Quantizing Multiple Sources to a Common Cluster Center: An Asymptotic Analysis

TL;DR

This paper analyzes the asymptotic behavior of quantizing concatenated noisy observations from multiple sources to a common cluster center, providing formulas, algorithms, and empirical validation for improved clustering performance.

Contribution

It introduces a novel asymptotic analysis for quantizing multiple noisy sources to a shared cluster center, along with an optimization algorithm and empirical validation.

Findings

Derived a formula for average distortion in the asymptotic regime.

Provided an algorithm for numerically optimizing cluster centers.

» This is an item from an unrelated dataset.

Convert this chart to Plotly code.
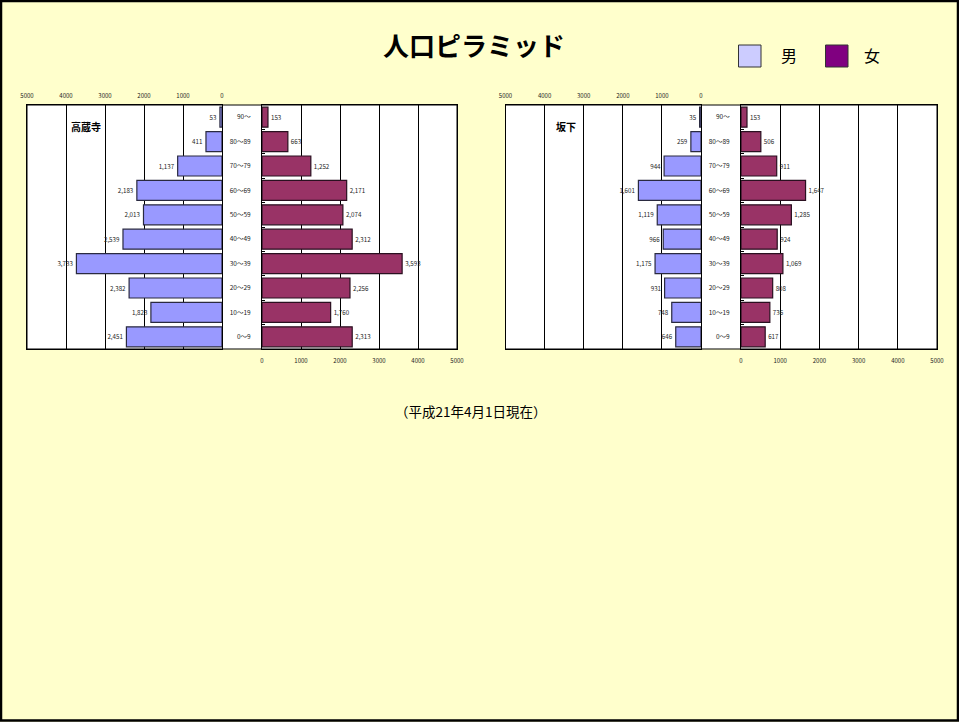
import plotly.graph_objects as go

W, H = 959, 722

age_groups = ["0～9", "10～19", "20～29", "30～39", "40～49",
              "50～59", "60～69", "70～79", "80～89", "90～"]

kozoji_male = [2451, 1823, 2382, 3733, 2539, 2013, 2183, 1137, 411, 53]
kozoji_female = [2313, 1760, 2256, 3593, 2312, 2074, 2171, 1252, 663, 153]
sakashita_male = [646, 748, 931, 1175, 966, 1119, 1601, 944, 259, 35]
sakashita_female = [617, 736, 808, 1069, 924, 1285, 1647, 911, 506, 153]

tick_vals = [0, 1000, 2000, 3000, 4000, 5000]
tick_text = ["0", "1000", "2000", "3000", "4000", "5000"]

MALE_BAR = "#9999FF"
FEMALE_BAR = "#993366"
MALE_LEG = "#CCCCFF"
FEMALE_LEG = "#800080"
BG = "#FFFFCC"
GOTHIC = "Noto Sans CJK JP, Liberation Sans, sans-serif"
TXT = "#222222"


def fx(px):
    return px / W


def fy(py):
    return 1 - py / H


PLOT_TOP, PLOT_BOT = 105, 349

fig = go.Figure()

panels = [
    ("x", "y", kozoji_male, "male"),
    ("x2", "y2", kozoji_female, "female"),
    ("x3", "y3", sakashita_male, "male"),
    ("x4", "y4", sakashita_female, "female"),
]

for xa, ya, vals, sex in panels:
    fig.add_trace(go.Bar(
        x=vals, y=age_groups, orientation="h",
        xaxis=xa, yaxis=ya,
        marker=dict(color=MALE_BAR if sex == "male" else FEMALE_BAR,
                    line=dict(color="#2a2a40" if sex == "male" else "#2a1020", width=1.2)),
        texttemplate="%{x:,}", textposition="outside",
        textfont=dict(size=6.2, color=TXT, family=GOTHIC),
        constraintext="none", cliponaxis=False,
        showlegend=False, hoverinfo="skip",
    ))

common_x = dict(
    range=[0, 5000], tickvals=tick_vals, ticktext=tick_text,
    tickfont=dict(size=6, color=TXT, family=GOTHIC),
    showgrid=True, gridcolor="#000000", gridwidth=1,
    showline=True, linecolor="#000000", linewidth=1, mirror=True,
    zeroline=False, ticks="", fixedrange=True, automargin=False,
)

domains = {
    "x": (27, 222), "x2": (262, 457),
    "x3": (505.5, 701), "x4": (741, 937),
}

layout = dict(
    width=W, height=H, autosize=False,
    margin=dict(l=0, r=0, t=0, b=0, pad=0),
    paper_bgcolor=BG, plot_bgcolor="#FFFFFF",
    bargap=0.18, showlegend=False,
    font=dict(family=GOTHIC),
)

for key in ["x", "x2", "x3", "x4"]:
    name = "xaxis" if key == "x" else "xaxis" + key[1:]
    yname = "yaxis" if key == "x" else "yaxis" + key[1:]
    male = key in ("x", "x3")
    d0, d1 = domains[key]
    xa = dict(common_x)
    xa["domain"] = [fx(d0), fx(d1)]
    xa["anchor"] = "y" if key == "x" else "y" + key[1:]
    if male:
        xa["range"] = [5000, 0]
        xa["side"] = "top"
        xa["ticklabelstandoff"] = 4
    else:
        xa["side"] = "bottom"
        xa["ticklabelstandoff"] = 6
    layout[name] = xa

    ya = dict(
        domain=[fy(PLOT_BOT), fy(PLOT_TOP)],
        anchor=key,
        type="category", categoryorder="array", categoryarray=age_groups,
        showline=True, linecolor="#000000", linewidth=1, mirror=True,
        showgrid=False, zeroline=False, fixedrange=True, automargin=False,
    )
    if male:
        ya["showticklabels"] = False
        ya["ticks"] = ""
    else:
        ya["side"] = "left"
        ya["showticklabels"] = True
        ya["tickfont"] = dict(size=6.5, color=TXT, family=GOTHIC)
        ya["ticklabelstandoff"] = 9
        ya["ticks"] = "inside"
        ya["tickson"] = "boundaries"
        ya["ticklen"] = 3
        ya["tickcolor"] = "#000000"
    layout[yname] = ya

fig.update_layout(**layout)

shapes = []
# white middle column with top/bottom border for each pyramid
for (l, r) in [(27, 457), (505.5, 937)]:
    shapes.append(dict(type="rect", xref="paper", yref="paper",
                       x0=fx(l), x1=fx(r), y0=fy(PLOT_BOT), y1=fy(PLOT_TOP),
                       fillcolor="#FFFFFF", line=dict(color="#000000", width=1),
                       layer="below"))
# outer frame
shapes.append(dict(type="rect", xref="paper", yref="paper",
                   x0=fx(1), x1=fx(958), y0=fy(720.5), y1=fy(1),
                   line=dict(color="#000000", width=2.5), fillcolor="rgba(0,0,0,0)"))
# legend swatches
shapes.append(dict(type="rect", xref="paper", yref="paper",
                   x0=fx(738.5), x1=fx(761), y0=fy(67), y1=fy(45),
                   fillcolor=MALE_LEG, line=dict(color="#333333", width=1)))
shapes.append(dict(type="rect", xref="paper", yref="paper",
                   x0=fx(825.5), x1=fx(848), y0=fy(67), y1=fy(45),
                   fillcolor=FEMALE_LEG, line=dict(color="#333333", width=1)))
fig.update_layout(shapes=shapes)

annotations = [
    dict(text="<b>人口ピラミッド</b>", x=fx(474), y=fy(45), xref="paper", yref="paper",
         showarrow=False, xanchor="center", yanchor="middle",
         font=dict(size=26, color="#000000", family=GOTHIC, weight=900)),
    dict(text="男", x=fx(779), y=fy(55), xref="paper", yref="paper",
         showarrow=False, xanchor="left", yanchor="middle",
         font=dict(size=16, color="#000000", family=GOTHIC)),
    dict(text="女", x=fx(862), y=fy(55), xref="paper", yref="paper",
         showarrow=False, xanchor="left", yanchor="middle",
         font=dict(size=16, color="#000000", family=GOTHIC)),
    dict(text="<b>高蔵寺</b>", x=fx(69), y=fy(127), xref="paper", yref="paper",
         showarrow=False, xanchor="left", yanchor="middle",
         font=dict(size=10, color="#000000", family=GOTHIC)),
    dict(text="<b>坂下</b>", x=fx(554), y=fy(127), xref="paper", yref="paper",
         showarrow=False, xanchor="left", yanchor="middle",
         font=dict(size=10, color="#000000", family=GOTHIC)),
    dict(text="（平成21年4月1日現在）", x=fx(470), y=fy(411), xref="paper", yref="paper",
         showarrow=False, xanchor="center", yanchor="middle",
         font=dict(size=13.5, color="#000000", family=GOTHIC)),
]
fig.update_layout(annotations=annotations)

fig.write_html(
    "out.html",
    config={"displayModeBar": False, "responsive": False},
    post_script="document.body.style.margin='0';document.body.style.overflow='hidden';",
)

Showed improved clustering performance over naive methods.

Abstract

We consider quantizing an $Ld$-dimensional sample, which is obtained by concatenating $L$ vectors from datasets of $d$-dimensional vectors, to a $d$-dimensional cluster center. The distortion measure is the weighted sum of $r$th powers of the distances between the cluster center and the samples. For $L=1$, one recovers the ordinary center based clustering formulation. The general case $L>1$ appears when one wishes to cluster a dataset through $L$ noisy observations of each of its members. We find a formula for the average distortion performance in the asymptotic regime where the number of cluster centers are large. We also provide an algorithm to numerically optimize the cluster centers and verify our analytical results on real and artificial datasets. In terms of faithfulness to the original (noiseless) dataset, our clustering approach outperforms the naive approach that relies on quantizing the $Ld$-dimensional noisy observation vectors to $Ld$-dimensional centers.